Not at all, it's just a skill that gets easier with practice. Generally if you're in the position to review a lot of PR's, you get proficient at it pretty quickly. It's even easier when you know the context of what the code is trying to do, which is almost always the case when e.g. reviewing your team-mates' PR's or the code you asked the AI to write.

As I've said before (e.g. https://news.ycombinator.com/item?id=47401494), I find reviewing AI-generated code very lightweight because I tend to decompose tasks to a level where I know what the code should look like, and so the rare issues that crop up quickly stand out. I also rely on comprehensive tests and I review the test cases more closely than the code.

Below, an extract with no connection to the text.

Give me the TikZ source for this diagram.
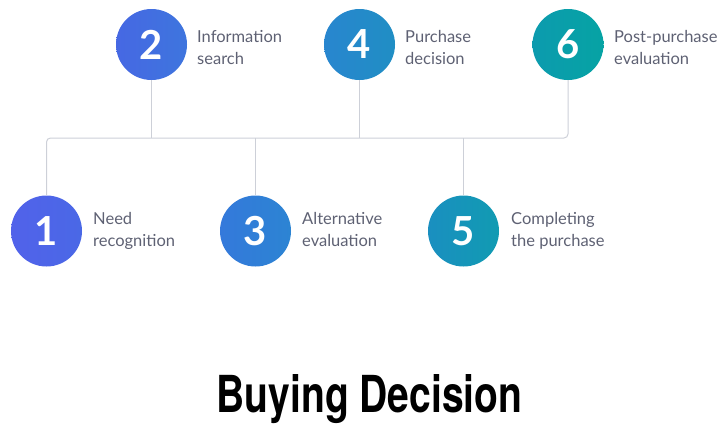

That is still a huge amount of time-savings, especially as the scope of tasks has gone from a functions to entire modules.

That said, I'm not slinging multiple agents at a time, so my throughput with AI is way higher than without AI, but not nearly as much as some credible reports I've heard. I'm not sure they personally review the code (e.g. they have agents review it?) but they do have strategies for correctness.

nprateem 4 hours ago | parent [-]

I'll often run 4 or 5 agents in parallel. I review all the code.

Some agents will be developing plans for the next feature, but there can sometimes be up to 4 coding.

These are typically a mix between trivial bug fixes and 2 larger but non-overlapping features. For very deep refactoring I'll only have a single agent run.

Code reviews are generally simple since nothing of any significance is done without a plan. First I run the new code to see if it works. Then I glance at diffs and can quickly ignore the trivial var/class renames, new class attributes, etc leaving me to focus on new significant code.

If I'm reviewing feature A I'll ignore feature B code at this point. Merge what I can of feature A then repeat for feature B, etc.

This is all backed by a test suite I spot check and linters for eg required security classes.

Periodically we'll review the codebase for vulnerabilities (eg incorrectly scoped db queries, etc), and redundant/cheating tests.

But the keys to multiple concurrent agents are plans where you're in control ("use the existing mixin", "nonsense, do it like this" etc) and non-overlapping tasks. This makes reviewing PRs feasible.